On February 4, the White House announced that the U.S. Treasury Department will be issuing new guidelines (Guidelines) on executive compensation affecting companies that are receiving financial assistance from the U.S. government under the Troubled Asset Relief Program (TARP).

Pursuant to the Guidelines, all companies that have received or will receive government assistance under TARP must provide initial and annual certifications to the Treasury that such company has strictly complied with statutory, Treasury and contractual executive compensation restrictions. In addition, the compensation committees must detail how their senior executive compensation program discourages excessive and unnecessary risk-taking.  

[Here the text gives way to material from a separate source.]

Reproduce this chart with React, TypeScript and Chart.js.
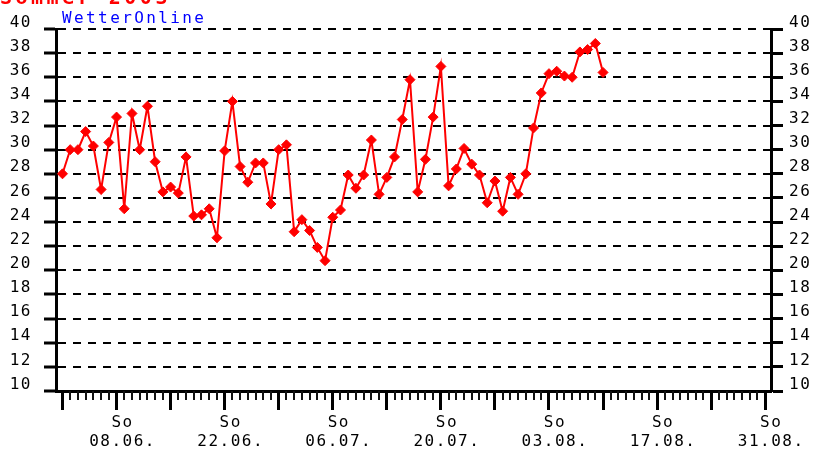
import React, { useEffect, useRef } from 'react';
import { Chart, registerables } from 'chart.js';

Chart.register(...registerables);

// Daily maximum temperature, Sommer 2003 (day 0 = 01.06.)
const temps = [
  28.0, 30.0, 30.0, 31.5, 30.3, 26.7, 30.6, 32.7, 25.1, 33.0,
  30.0, 33.6, 29.0, 26.5, 26.9, 26.4, 29.4, 24.5, 24.6, 25.1,
  22.7, 29.9, 34.0, 28.6, 27.3, 28.9, 28.9, 25.5, 30.0, 30.4,
  23.2, 24.2, 23.3, 21.9, 20.8, 24.4, 25.0, 27.9, 26.8, 27.9,
  30.8, 26.3, 27.7, 29.4, 32.5, 35.8, 26.5, 29.2, 32.7, 36.9,
  27.0, 28.4, 30.1, 28.8, 27.9, 25.6, 27.4, 24.9, 27.7, 26.3,
  28.0, 31.8, 34.7, 36.3, 36.5, 36.1, 36.0, 38.1, 38.3, 38.8,
  36.4,
];

const majorTickDays = [0, 7, 14, 21, 28, 35, 42, 49, 56, 63, 70, 77, 84, 91];
const labelDays = [7, 21, 35, 49, 63, 77, 91];
const labelDates = ['08.06.', '22.06.', '06.07.', '20.07.', '03.08.', '17.08.', '31.08.'];
const weekdayLabel = 'So';
const lastAxisDay = 91;
const xMin = -0.84;
const xMax = 91.75;
const yMin = 10;
const yMax = 40;
const yStep = 2;
const titleText = 'Sommer 2003';
const sourceText = 'WetterOnline';

const MONO = "'DejaVu Sans Mono', monospace";

const decorPlugin = {
  id: 'decor',
  beforeDraw(chart: any) {
    chart.ctx.letterSpacing = '1.5px';
  },
  afterDraw(chart: any) {
    const ctx = chart.ctx;
    const x = chart.scales.x;
    const y0 = chart.chartArea.bottom;
    ctx.save();
    ctx.fillStyle = '#111';
    for (let d = 0; d <= lastAxisDay; d++) {
      if (majorTickDays.indexOf(d) >= 0) continue;
      const px = Math.round(x.getPixelForValue(d));
      ctx.fillRect(px - 1, Math.round(y0), 2, 9);
    }
    ctx.restore();

    ctx.save();
    ctx.letterSpacing = '2.4px';
    ctx.fillStyle = '#0000ff';
    ctx.font = `16px ${MONO}`;
    ctx.textAlign = 'left';
    ctx.textBaseline = 'middle';
    ctx.fillText(sourceText, 62, 19);

    ctx.letterSpacing = '3.5px';
    ctx.fillStyle = '#ff0000';
    ctx.font = `bold 20px ${MONO}`;
    ctx.textBaseline = 'alphabetic';
    ctx.fillText(titleText, 0, 4);
    ctx.restore();
  },
};

export default function App() {
  const canvasRef = useRef<HTMLCanvasElement | null>(null);

  useEffect(() => {
    if (!canvasRef.current) return;
    const font = { family: MONO, size: 16 };
    const chart = new Chart(canvasRef.current, {
      type: 'line',
      data: {
        datasets: [
          {
            data: temps.map((v, i) => ({ x: i, y: v })),
            borderColor: '#ff0000',
            backgroundColor: '#ff0000',
            borderWidth: 2,
            pointStyle: 'rectRot',
            pointRadius: 5,
            pointBorderWidth: 1,
            pointBackgroundColor: '#ff0000',
            pointBorderColor: '#ff0000',
            tension: 0,
            xAxisID: 'x',
            yAxisID: 'y',
          },
        ],
      },
      options: {
        animation: false,
        responsive: false,
        devicePixelRatio: 1,
        layout: { padding: { top: 29, left: 0, right: 0, bottom: 0 } },
        plugins: {
          legend: { display: false },
          tooltip: { enabled: false },
          title: { display: false },
        },
        scales: {
          x: {
            type: 'linear',
            position: 'bottom',
            min: xMin,
            max: xMax,
            afterFit: (s: any) => {
              s.height = 59;
            },
            afterBuildTicks: (s: any) => {
              s.ticks = majorTickDays.map((v) => ({ value: v }));
            },
            grid: {
              drawOnChartArea: false,
              drawTicks: true,
              tickLength: 19,
              tickWidth: 3,
              tickColor: '#000',
              color: '#000',
            },
            border: { display: true, width: 3, color: '#000' },
            ticks: {
              autoSkip: false,
              maxRotation: 0,
              minRotation: 0,
              padding: 3,
              color: '#000',
              labelOffset: 6,
              font: { ...font, lineHeight: 1.2 },
              callback: (v: any) => {
                const i = labelDays.indexOf(Number(v));
                return i >= 0 ? [weekdayLabel, labelDates[i]] : '';
              },
            },
          },
          y: {
            position: 'left',
            min: yMin,
            max: yMax,
            afterFit: (s: any) => {
              s.width = 56;
            },
            ticks: { stepSize: yStep, padding: 12, labelOffset: -6.5, color: '#000', font },
            grid: {
              color: '#000',
              lineWidth: 2,
              tickLength: 12,
              tickWidth: 3,
              tickColor: '#000',
              tickBorderDash: [],
            },
            border: { width: 3, color: '#000', dash: [8, 7] },
          },
          y2: {
            position: 'right',
            min: yMin,
            max: yMax,
            afterFit: (s: any) => {
              s.width = 43;
            },
            ticks: { stepSize: yStep, padding: 6, labelOffset: -6.5, color: '#000', font },
            grid: {
              drawOnChartArea: false,
              tickLength: 12,
              tickWidth: 3,
              tickColor: '#000',
              color: '#000',
            },
            border: { width: 3, color: '#000' },
          },
        },
      } as any,
      plugins: [decorPlugin],
    });
    return () => chart.destroy();
  }, []);

  return (
    <div style={{ position: 'absolute', left: 0, top: 0, width: 814, height: 450 }}>
      <canvas ref={canvasRef} width={814} height={450} style={{ display: 'block' }} />
    </div>
  );
}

The Treasury will issue proposed guidance, subject to public comment, with respect to executive compensation requirements as they relate to future generally available capital access programs (i.e., programs that have the same terms for all recipients). Components of this proposal will include the following:  

  • Senior executives at such companies will be limited to $500,000 in total annual compensation plus restricted stock unless such restriction is waived with full public disclosure and a non-binding “say on pay” shareholder resolution (if such vote is requested). All such companies must review and disclose the reasons that compensation arrangements of both the senior executives and other employees discourage excessive and unnecessary risk-taking.
  • Such companies will be required to “claw back” bonuses and incentive compensation from up to 25 senior executives if the executives are found to have knowingly engaged in providing inaccurate information relating to the financial statements or performance metrics used to calculate their own incentive pay.  
  • The top five senior executives at such companies will not be allowed a “golden parachute” payment greater than one year’s compensation.  
  • The boards of directors of such companies will be required to adopt a company policy relating to approval of luxury expenditures.  

With respect to companies that will receive “exceptional assistance” from the Treasury (i.e., such company is receiving more assistance than is widely available under a standard Treasury assistance program), senior executives at such companies will be limited to $500,000 in total annual compensation except for restricted stock awards. Payments to executives at such companies in excess of $500,000 annually must be made in restricted stock or other similar long-term incentive arrangements, and such restricted stock generally may vest only when the U.S. government has been repaid with interest. Moreover, companies that receive exceptional assistance in the future must have in place a process enabling such company to “claw back” bonuses and incentive compensation from any of the company’s top twenty-five senior executives. Finally, future exceptional assistance recipients will be required to (i) ban golden parachute payments upon severance from employment for the top ten senior executives at such companies; and (ii) limit golden parachute payments to the next twenty-five senior executives (at a minimum) to one year’s compensation upon severance from employment. It appears that these rules will not apply retroactively to companies that have already received extraordinary assistance.  

Finally, the Guidelines detail certain actions the White House and the Treasury believe should be undertaken in efforts to promote long-term regulatory reform with respect to compensation structures and risk management. Among those items to be considered include: (1) a requirement that all compensation committees of public financial institutions review and disclose strategies for aligning compensation with sound risk management; (2) use of long-term perspective in the development of compensation packages for top executives; (3) utilization of “say on pay” shareholder resolutions with respect to executive compensation; and (4) a conference hosted by the Treasury with shareholder advocates, major public pension and institutional investor leaders, policy makers, executives, academics and others on executive pay reform at financial institutions.